La cita (o: La historia de una polla judía) de Katharina Volckemer.
por J. Luis Romero González
No consta el título completo en la edición de editorial Anagrama en la portada. Lo conocemos en su primera página.
No he tenido necesidad de recurrir a un psiquiatra. El único que traté -fuera de consulta- no merece mi confianza para convertirme en paciente suyo y no tendría el valor necesario para ponerme en sus manos ni que registrase mis pensamientos en sus agendas de pastas negras donde los anota con pluma cargada de luctuosa tinta.
Si Freud achacaba casi todo a un tal Edipo o a su prima Electra, mi conocido analizador mental pone el origen de nuestra conducta en las costumbres supersticiosas/ religiosas/ costumbristas recibidas en la infancia durante las décadas del mencionado como nacionalcatolicismo (Lo pasó mal de niño por no besar el pan caído de la mesa en el momento de ser recogido del suelo. ¡»El pan es bendito»!. Plas plas en el rostro. Amén, tuvo que responder).
¿ A qué viene hablar de psiquiatras, si lo que se trata es de comentar una novela cuya portada es un juguete de mesilla de noche tatuado de cruces gamadas? (no las veo excitantes pero para gustos…).
Pues tiene muchas coincidencias. La novela trata sobre la identidad nacional alemana, la identidad sexual de la joven protagonista, de Adolf Hitler… de una provocadora protagonista que elige un psiquiatra en Londres – que resulta ser judío- e intenta redimir su culpa germánica ante el pueblo descendiente de Abraham, David, Moisés… y el cordobés Maimónides (siempre barro para casa).
¿Y qué cuentan que se hace en esas consultas? Hablar, hablar, hablar… Escuchar, escuchar, escuchar… El que gasta saliva, paga.

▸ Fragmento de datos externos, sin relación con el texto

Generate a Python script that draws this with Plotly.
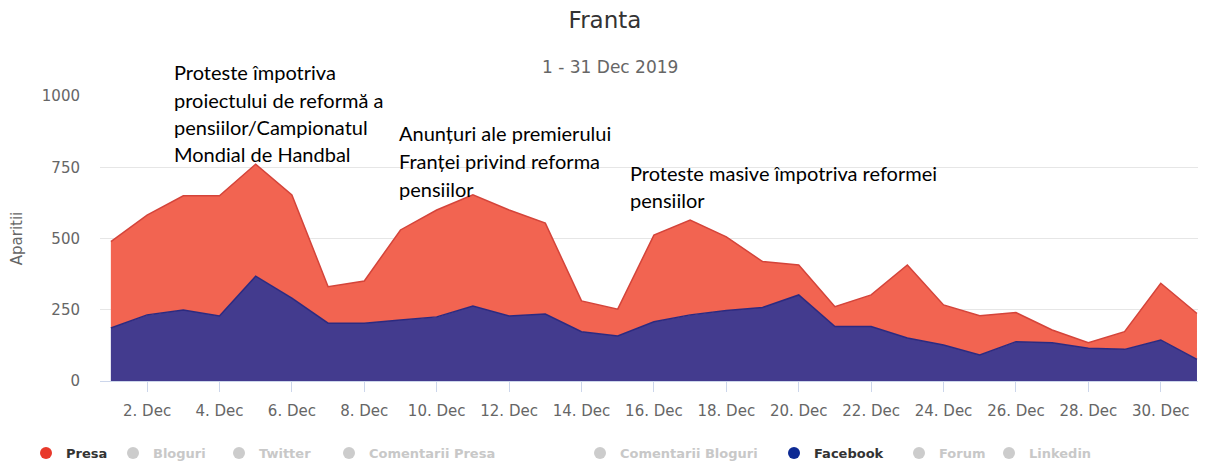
import plotly.graph_objects as go
import pandas as pd

# daily mentions, Franta, December 2019
days = pd.date_range("2019-12-01", "2019-12-31", freq="D")
facebook = [186, 232, 249, 228, 368, 291, 203, 203, 214, 225, 263, 228, 235, 173, 158, 208,
            232, 247, 258, 302, 191, 191, 151, 126, 91, 138, 134, 115, 111, 144, 76]
presa = [303, 350, 401, 422, 393, 362, 128, 148, 316, 375, 390, 372, 319, 108, 94, 304,
         333, 259, 161, 105, 70, 111, 256, 141, 138, 102, 45, 19, 62, 199, 161]

legend_names = ["Presa", "Bloguri", "Twitter", "Comentarii Presa", "Comentarii Bloguri",
                "Facebook", "Forum", "Linkedin"]
legend_colors = {"Presa": "#E8392B", "Facebook": "#0D2A94"}
# x of each legend dot on the page
legend_dots = [45, 132, 238, 348, 599, 793, 918, 1008]

events = [
    (172, [("Proteste împotriva", 72), ("proiectului de reformă a", 99.5),
           ("pensiilor/Campionatul", 127), ("Mondial de Handbal", 154)]),
    (397, [("Anunțuri ale premierului", 133), ("Franței privind reforma", 161),
           ("pensiilor", 189)]),
    (628, [("Proteste masive împotriva reformei", 173), ("pensiilor", 200)]),
]

# page has an 8px body margin, so the figure is a bit smaller than the window
W, H = 1198, 457
L, R, T, B = 92, 6, 88, 84

def px_x(x):
    # page pixel -> paper x
    return (x - 8 - L) / (W - L - R)

def px_y(y):
    # page pixel -> paper y
    return (H - B - (y - 8)) / (H - T - B)

fig = go.Figure()

# stacked areas: facebook at the bottom, presa on top
fig.add_trace(go.Scatter(x=days, y=facebook, stackgroup="s", mode="lines",
                         line=dict(color="#2C2A80", width=1.5), fillcolor="#433B8E",
                         name="Facebook", legendgroup="Facebook", showlegend=False))
fig.add_trace(go.Scatter(x=days, y=presa, stackgroup="s", mode="lines",
                         line=dict(color="#D4443A", width=1.5), fillcolor="#F26451",
                         name="Presa", legendgroup="Presa", showlegend=False))

# one small legend per entry so each sits where the original puts it
legends = {}
for i, name in enumerate(legend_names):
    col = legend_colors.get(name)
    if col:
        label = "<b>" + name + "</b>"
    else:
        col = "#cccccc"
        label = "<span style='color:#c8c8c8'><b>" + name + "</b></span>"
    key = "legend" if i == 0 else "legend%d" % (i + 1)
    fig.add_trace(go.Scatter(x=[None], y=[None], mode="markers",
                             marker=dict(size=12, color=col), name=label,
                             legendgroup=name, legend=key))
    legends[key] = dict(orientation="h", x=px_x(legend_dots[i] - 19), xanchor="left",
                        y=px_y(453), yanchor="middle", bgcolor="rgba(0,0,0,0)",
                        font=dict(family="DejaVu Sans", size=13, color="#333333"),
                        itemclick=False, itemdoubleclick=False)

for x0, lines in events:
    for text, y0 in lines:
        fig.add_annotation(text=text, xref="paper", yref="paper", x=px_x(x0), y=px_y(y0),
                           xanchor="left", yanchor="middle", showarrow=False,
                           font=dict(family="Lato", size=20, color="#000000"))

fig.add_annotation(text="1 - 31 Dec 2019", xref="paper", yref="paper",
                   x=px_x(610), y=px_y(67), xanchor="center", yanchor="middle",
                   showarrow=False, font=dict(family="DejaVu Sans", size=17, color="#666666"))

fig.update_layout(
    width=W, height=H,
    margin=dict(l=L, r=R, t=T, b=B, autoexpand=False),
    paper_bgcolor="white", plot_bgcolor="white",
    font=dict(family="DejaVu Sans", color="#666666"),
    title=dict(text="Franta", x=(605 - 8) / W, xref="container", xanchor="center",
               y=1 - (20 - 8) / H, yanchor="middle",
               font=dict(family="DejaVu Sans", size=23, color="#333333")),
    hovermode="x unified",
    **legends,
)
fig.update_xaxes(
    type="date",
    range=["2019-11-30 16:48", "2019-12-31 02:00"],
    tick0="2019-12-02", dtick=2 * 86400000, tickformat="%-d. %b",
    ticks="outside", ticklen=10, tickcolor="#ccd6eb", ticklabelstandoff=6,
    showgrid=False, showline=True, linecolor="#ccd6eb", linewidth=1,
    tickfont=dict(size=15, color="#666666"), zeroline=False,
)
fig.update_yaxes(
    range=[0, 1000], tickvals=[0, 250, 500, 750, 1000],
    showgrid=True, gridcolor="#e6e6e6", zeroline=False,
    ticks="outside", ticklen=16, tickcolor="rgba(0,0,0,0)",
    tickfont=dict(size=15, color="#666666"),
    title=dict(text="Aparitii", standoff=16, font=dict(size=15, color="#666666")),
)

fig.write_html("out.html")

El que somnoliento apunta o garabatea, cobra.
La chica crea un monólogo sobre la pasada historia alemana y como sus ciudadanos la interpretan, su condición de mujer, la percepción de su cuerpo, su identidad femenina («Aún puedo sentir la tristeza con la que me levanté aquel día, la tristeza de saber que nunca conseguiría ser uno de esos rubios y hermosos muchachos alemanes…»), deseos, fantasías («Sé que esos robots están diseñados para satisfacer las necesidades sexuales… ¿tan difícil sería construir uno con una polla electrónica?), … que llegan hasta al mismísimo Führer.

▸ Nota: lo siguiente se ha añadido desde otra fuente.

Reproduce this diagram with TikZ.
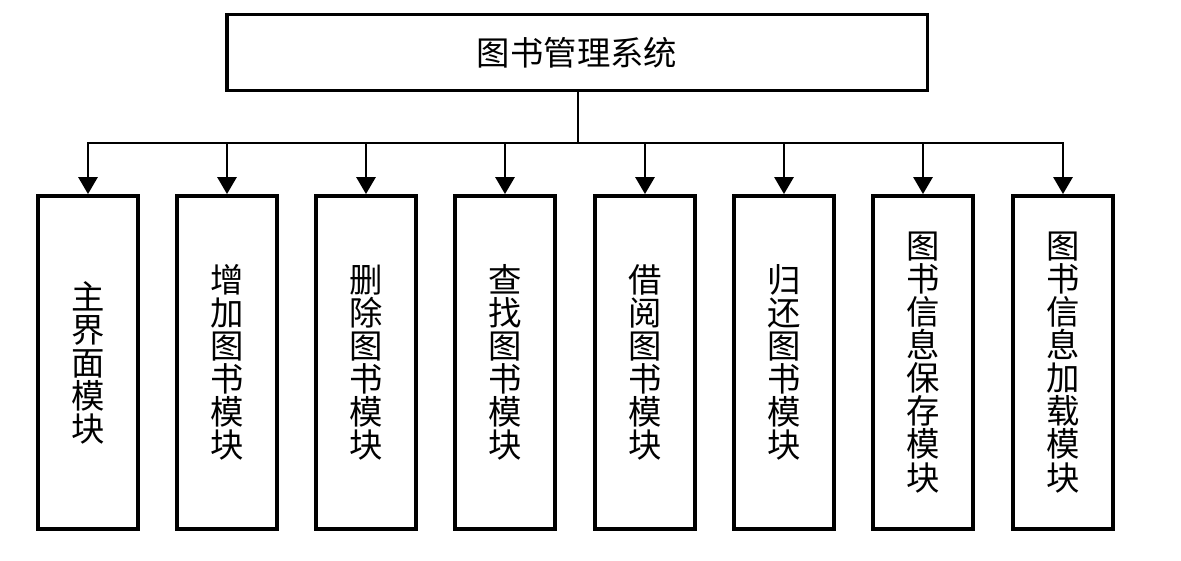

Una verborrea interminable, sin tapujos («A mí siempre me había dado reparo meterme en el cuerpo algo que funcionase con electricidad… Imagine los titulares: MUJER SOLTERA CON DOS GATOS MUERE POR VIBRADOR DEFECTUOSO») sin pelos en la lengua, donde busca finalidad sexual a todo, desde alimentos («Nunca se nos ensaliva lo bastante lo bastante la garganta como para chupar a nadie con devoción, porque nos han criado con demasiado pan seco») a animales (como la cola de las ardillas) pasando por la familia («Esos años en los que todos tus tíos babosos se juntan e intentan abusar de ti…), que provoca necesariamente la carcajada. No sólo por la situación, argumentos absurdos pero sobre todo, por la necesidad de lavar su culpa ante el genocidio.
Imagino que ante un psiquiatra se hace lo mismo, esto sí lo experimenté- que con un confesor: contar lo que nos dé la gana.
Hablando de confesionarios oscuros recuerdo una frase de la obra: «Cada persona es el pecado de otra».
Culpa venial o mortal sería el no leer esta divertida obra que desde su portada reclama nuestra atención. No le digamos «Vade retro».